- Source material -
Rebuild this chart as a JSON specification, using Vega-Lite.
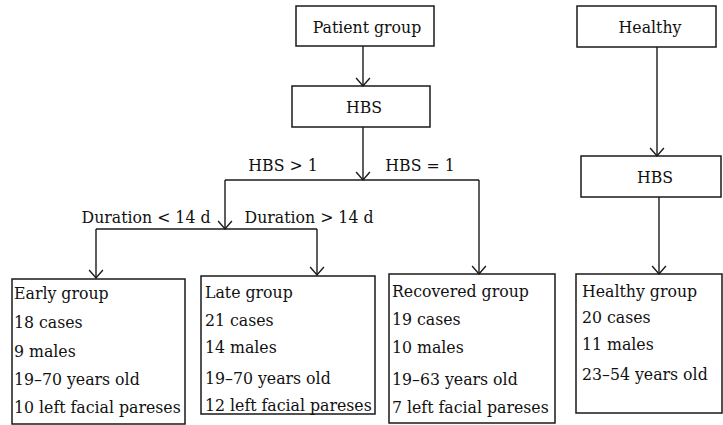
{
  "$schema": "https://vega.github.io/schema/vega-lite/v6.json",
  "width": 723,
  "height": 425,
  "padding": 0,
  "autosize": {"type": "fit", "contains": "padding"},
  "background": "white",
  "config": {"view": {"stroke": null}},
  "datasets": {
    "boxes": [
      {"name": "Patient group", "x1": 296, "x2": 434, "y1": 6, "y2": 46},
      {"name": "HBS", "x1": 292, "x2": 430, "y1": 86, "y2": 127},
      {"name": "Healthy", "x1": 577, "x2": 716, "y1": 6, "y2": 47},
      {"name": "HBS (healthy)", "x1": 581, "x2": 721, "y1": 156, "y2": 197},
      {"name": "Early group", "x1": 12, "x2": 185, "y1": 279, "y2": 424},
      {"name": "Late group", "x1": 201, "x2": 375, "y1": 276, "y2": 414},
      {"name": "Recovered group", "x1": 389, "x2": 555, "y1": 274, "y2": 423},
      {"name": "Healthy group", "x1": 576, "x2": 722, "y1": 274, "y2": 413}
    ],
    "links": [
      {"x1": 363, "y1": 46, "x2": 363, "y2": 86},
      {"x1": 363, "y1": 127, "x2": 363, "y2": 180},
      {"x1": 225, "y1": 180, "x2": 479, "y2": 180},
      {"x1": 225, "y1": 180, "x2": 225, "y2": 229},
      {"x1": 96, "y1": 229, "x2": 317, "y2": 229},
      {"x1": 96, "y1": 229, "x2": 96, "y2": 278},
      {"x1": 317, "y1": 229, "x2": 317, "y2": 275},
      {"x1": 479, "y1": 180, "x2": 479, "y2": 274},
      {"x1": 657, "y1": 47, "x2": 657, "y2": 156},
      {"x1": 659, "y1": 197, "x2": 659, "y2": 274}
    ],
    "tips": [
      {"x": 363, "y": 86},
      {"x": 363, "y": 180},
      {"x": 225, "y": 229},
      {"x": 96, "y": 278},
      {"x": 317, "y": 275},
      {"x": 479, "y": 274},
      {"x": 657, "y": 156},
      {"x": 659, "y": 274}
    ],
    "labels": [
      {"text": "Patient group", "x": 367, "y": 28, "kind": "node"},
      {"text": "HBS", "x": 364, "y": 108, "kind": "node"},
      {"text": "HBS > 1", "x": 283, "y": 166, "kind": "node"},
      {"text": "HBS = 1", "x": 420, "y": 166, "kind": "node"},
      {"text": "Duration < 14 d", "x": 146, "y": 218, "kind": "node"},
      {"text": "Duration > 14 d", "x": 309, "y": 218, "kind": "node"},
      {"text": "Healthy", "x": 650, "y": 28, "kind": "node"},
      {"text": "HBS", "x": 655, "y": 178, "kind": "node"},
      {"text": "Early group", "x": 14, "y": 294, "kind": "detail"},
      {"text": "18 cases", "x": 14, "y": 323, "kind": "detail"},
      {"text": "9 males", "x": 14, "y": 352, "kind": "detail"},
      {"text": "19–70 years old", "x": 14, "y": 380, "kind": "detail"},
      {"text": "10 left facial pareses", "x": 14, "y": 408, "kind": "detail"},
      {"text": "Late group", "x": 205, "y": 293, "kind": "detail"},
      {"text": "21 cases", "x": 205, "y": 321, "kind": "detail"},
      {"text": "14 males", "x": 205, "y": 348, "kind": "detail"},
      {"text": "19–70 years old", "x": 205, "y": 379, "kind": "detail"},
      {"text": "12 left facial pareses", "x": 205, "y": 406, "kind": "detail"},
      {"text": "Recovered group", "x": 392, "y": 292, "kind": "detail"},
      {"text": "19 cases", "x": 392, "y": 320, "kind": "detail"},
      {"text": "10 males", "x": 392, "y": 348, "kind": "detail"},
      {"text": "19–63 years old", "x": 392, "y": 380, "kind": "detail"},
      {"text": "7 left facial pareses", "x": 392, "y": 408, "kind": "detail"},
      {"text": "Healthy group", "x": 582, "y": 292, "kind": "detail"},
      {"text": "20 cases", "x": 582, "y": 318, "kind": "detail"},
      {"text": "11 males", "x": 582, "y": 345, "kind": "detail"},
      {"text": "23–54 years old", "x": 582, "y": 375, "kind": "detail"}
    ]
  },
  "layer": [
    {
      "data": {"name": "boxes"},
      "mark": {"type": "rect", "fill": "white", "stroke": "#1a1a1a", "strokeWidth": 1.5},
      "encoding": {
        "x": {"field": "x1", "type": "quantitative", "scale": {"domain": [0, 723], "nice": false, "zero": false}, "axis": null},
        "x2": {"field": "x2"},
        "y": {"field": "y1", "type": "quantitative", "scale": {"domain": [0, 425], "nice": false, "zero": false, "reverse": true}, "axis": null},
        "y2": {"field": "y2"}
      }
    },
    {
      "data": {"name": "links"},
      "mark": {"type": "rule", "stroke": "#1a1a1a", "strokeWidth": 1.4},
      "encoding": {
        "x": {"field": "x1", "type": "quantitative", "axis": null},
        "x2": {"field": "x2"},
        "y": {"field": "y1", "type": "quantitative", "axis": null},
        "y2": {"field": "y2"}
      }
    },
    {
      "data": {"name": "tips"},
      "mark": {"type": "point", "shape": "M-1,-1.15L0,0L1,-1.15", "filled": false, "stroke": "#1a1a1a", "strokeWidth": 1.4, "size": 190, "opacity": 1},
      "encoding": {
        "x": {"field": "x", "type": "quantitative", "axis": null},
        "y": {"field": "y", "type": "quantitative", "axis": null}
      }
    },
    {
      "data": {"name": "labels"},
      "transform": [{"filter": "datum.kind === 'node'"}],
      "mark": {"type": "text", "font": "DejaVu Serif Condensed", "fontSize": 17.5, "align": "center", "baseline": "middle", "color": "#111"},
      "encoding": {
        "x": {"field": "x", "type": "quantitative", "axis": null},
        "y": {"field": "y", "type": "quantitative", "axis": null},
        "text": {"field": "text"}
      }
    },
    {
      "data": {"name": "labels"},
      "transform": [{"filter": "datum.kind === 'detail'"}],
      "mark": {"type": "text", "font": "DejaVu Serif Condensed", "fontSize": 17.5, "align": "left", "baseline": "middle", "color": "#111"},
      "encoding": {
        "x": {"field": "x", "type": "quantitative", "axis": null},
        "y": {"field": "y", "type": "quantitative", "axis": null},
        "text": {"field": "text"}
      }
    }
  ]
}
==
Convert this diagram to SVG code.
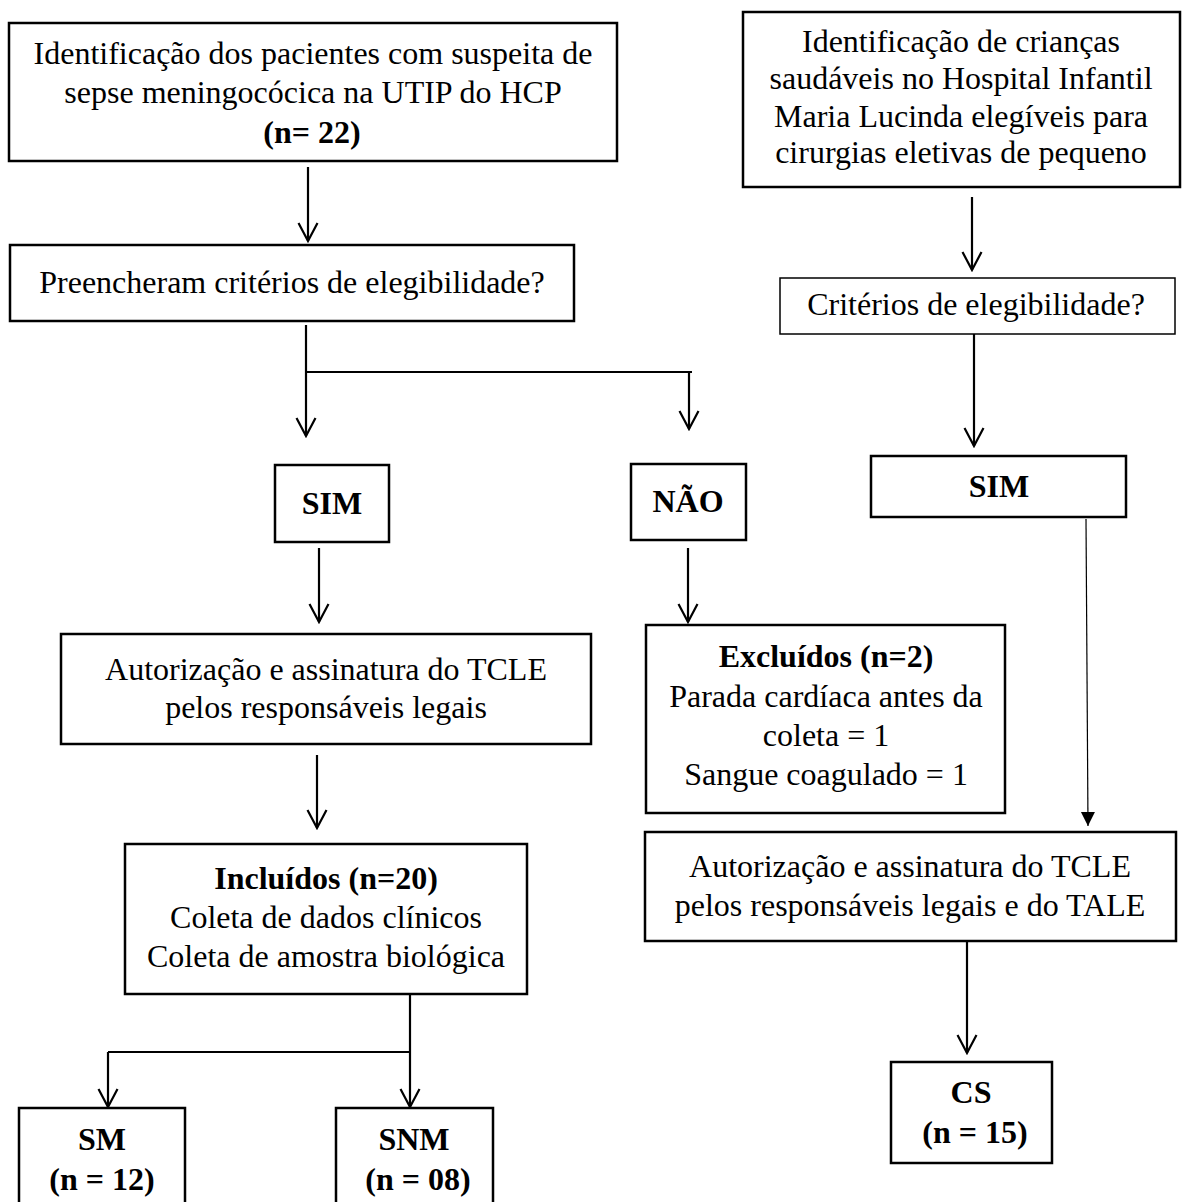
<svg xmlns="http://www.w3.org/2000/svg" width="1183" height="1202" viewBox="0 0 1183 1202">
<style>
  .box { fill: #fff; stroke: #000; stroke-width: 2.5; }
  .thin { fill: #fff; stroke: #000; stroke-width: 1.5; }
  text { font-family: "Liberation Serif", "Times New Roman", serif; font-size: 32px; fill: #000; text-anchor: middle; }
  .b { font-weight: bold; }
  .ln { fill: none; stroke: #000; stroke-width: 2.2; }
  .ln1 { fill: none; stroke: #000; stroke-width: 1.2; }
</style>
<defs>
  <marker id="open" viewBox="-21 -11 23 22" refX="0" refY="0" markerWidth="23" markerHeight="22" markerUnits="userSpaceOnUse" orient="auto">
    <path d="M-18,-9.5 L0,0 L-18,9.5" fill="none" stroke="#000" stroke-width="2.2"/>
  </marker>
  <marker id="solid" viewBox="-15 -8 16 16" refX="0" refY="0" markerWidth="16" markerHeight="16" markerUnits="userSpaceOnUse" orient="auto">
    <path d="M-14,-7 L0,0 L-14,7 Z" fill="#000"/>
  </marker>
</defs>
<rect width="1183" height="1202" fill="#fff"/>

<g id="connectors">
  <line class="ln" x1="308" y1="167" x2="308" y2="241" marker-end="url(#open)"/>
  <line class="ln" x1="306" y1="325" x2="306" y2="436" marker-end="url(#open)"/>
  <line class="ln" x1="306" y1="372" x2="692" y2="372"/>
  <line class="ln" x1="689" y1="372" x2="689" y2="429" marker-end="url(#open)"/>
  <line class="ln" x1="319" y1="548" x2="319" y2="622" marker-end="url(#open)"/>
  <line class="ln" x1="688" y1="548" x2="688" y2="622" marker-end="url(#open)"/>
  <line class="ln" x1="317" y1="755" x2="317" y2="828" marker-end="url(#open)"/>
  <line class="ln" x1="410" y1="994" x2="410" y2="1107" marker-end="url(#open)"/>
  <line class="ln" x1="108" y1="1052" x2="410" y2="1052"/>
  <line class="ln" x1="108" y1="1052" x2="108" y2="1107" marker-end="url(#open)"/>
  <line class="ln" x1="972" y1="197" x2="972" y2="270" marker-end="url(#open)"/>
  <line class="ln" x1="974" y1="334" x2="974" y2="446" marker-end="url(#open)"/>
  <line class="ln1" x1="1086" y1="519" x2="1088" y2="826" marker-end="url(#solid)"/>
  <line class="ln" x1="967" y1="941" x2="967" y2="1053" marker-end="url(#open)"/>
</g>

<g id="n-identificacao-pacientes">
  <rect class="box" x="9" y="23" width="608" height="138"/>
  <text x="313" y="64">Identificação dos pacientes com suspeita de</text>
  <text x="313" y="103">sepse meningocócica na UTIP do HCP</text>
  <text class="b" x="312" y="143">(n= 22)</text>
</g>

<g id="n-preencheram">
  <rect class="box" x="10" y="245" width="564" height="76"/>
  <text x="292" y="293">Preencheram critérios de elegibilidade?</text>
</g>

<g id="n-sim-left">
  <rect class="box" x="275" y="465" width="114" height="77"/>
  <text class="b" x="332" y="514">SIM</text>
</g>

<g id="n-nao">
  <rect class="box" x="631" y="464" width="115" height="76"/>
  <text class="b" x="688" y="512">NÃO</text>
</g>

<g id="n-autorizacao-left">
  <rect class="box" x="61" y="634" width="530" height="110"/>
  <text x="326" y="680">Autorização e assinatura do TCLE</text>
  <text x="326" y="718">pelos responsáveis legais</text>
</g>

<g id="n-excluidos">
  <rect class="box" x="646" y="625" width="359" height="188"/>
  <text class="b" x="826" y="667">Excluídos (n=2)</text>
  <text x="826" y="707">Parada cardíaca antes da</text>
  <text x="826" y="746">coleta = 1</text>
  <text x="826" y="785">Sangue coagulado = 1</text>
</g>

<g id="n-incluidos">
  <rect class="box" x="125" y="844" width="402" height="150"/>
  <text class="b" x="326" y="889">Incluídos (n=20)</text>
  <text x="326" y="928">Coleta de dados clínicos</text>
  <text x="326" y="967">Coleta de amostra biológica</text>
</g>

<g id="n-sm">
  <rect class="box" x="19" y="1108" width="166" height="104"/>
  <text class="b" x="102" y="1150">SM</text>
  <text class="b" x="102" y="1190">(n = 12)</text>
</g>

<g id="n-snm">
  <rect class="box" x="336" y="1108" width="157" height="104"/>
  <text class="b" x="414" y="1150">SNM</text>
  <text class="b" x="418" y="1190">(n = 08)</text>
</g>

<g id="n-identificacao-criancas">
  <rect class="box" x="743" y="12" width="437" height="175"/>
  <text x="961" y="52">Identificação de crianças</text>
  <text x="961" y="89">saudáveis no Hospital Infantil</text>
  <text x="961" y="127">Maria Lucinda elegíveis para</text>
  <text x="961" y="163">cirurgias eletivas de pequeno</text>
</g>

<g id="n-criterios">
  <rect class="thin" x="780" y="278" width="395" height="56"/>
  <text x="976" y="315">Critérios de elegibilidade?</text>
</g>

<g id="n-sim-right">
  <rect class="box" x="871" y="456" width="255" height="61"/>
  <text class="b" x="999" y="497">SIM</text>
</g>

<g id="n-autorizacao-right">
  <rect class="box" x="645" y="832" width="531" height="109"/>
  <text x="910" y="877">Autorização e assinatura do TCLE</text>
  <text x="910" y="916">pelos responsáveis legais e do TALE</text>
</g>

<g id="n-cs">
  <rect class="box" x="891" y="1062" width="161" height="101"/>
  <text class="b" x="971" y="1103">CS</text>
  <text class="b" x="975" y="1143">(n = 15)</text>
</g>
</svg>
...
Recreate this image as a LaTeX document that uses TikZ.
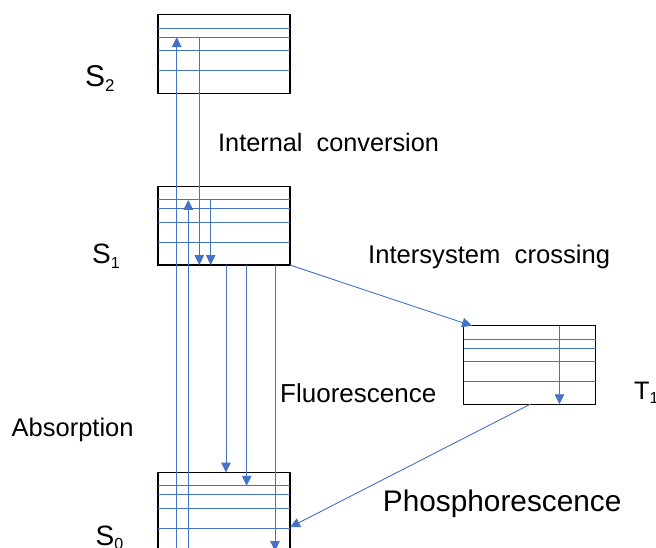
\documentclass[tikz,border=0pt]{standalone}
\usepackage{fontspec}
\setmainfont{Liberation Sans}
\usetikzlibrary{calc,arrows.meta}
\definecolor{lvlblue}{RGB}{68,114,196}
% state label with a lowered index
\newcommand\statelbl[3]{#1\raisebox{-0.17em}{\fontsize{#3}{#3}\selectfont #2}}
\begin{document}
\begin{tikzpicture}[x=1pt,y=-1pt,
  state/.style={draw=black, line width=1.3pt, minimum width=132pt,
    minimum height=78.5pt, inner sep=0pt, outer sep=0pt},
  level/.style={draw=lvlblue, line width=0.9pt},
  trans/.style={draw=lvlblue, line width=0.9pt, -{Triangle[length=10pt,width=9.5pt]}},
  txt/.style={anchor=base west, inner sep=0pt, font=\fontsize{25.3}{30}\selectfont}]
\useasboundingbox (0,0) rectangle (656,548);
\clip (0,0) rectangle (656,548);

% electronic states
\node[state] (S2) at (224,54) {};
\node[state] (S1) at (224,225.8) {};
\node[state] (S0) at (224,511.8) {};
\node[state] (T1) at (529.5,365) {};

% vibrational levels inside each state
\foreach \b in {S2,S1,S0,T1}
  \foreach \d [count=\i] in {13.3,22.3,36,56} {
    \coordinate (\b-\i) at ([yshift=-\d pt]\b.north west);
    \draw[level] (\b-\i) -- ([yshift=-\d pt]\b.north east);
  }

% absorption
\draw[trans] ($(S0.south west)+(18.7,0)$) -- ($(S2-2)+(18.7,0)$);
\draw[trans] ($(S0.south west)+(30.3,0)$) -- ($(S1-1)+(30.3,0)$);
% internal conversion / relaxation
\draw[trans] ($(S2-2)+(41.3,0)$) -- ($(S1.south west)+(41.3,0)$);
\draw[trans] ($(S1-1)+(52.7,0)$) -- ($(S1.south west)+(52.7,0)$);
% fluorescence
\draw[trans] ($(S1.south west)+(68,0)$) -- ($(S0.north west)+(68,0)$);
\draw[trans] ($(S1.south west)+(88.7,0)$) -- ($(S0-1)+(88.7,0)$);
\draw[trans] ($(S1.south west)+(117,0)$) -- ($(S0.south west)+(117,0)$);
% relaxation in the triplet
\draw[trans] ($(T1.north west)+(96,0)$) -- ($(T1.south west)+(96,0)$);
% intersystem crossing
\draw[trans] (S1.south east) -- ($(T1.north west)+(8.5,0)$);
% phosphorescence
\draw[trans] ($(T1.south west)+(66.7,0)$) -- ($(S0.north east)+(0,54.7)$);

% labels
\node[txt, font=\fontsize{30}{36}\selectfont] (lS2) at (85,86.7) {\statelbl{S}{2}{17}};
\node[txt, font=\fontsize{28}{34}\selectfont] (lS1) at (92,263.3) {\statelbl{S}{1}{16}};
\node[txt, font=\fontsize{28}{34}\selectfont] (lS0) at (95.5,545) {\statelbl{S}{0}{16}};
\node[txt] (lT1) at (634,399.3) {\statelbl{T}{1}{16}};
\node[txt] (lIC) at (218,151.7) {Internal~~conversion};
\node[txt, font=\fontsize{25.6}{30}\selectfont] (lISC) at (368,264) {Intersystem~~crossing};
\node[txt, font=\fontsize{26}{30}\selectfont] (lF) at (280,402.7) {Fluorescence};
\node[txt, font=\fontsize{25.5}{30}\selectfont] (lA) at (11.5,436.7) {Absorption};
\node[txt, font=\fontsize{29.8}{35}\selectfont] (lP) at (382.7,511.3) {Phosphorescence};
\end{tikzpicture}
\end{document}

- Written request -
State how many lines of the listing above hold the word "this", with nothing but the number.

- Correct result -
3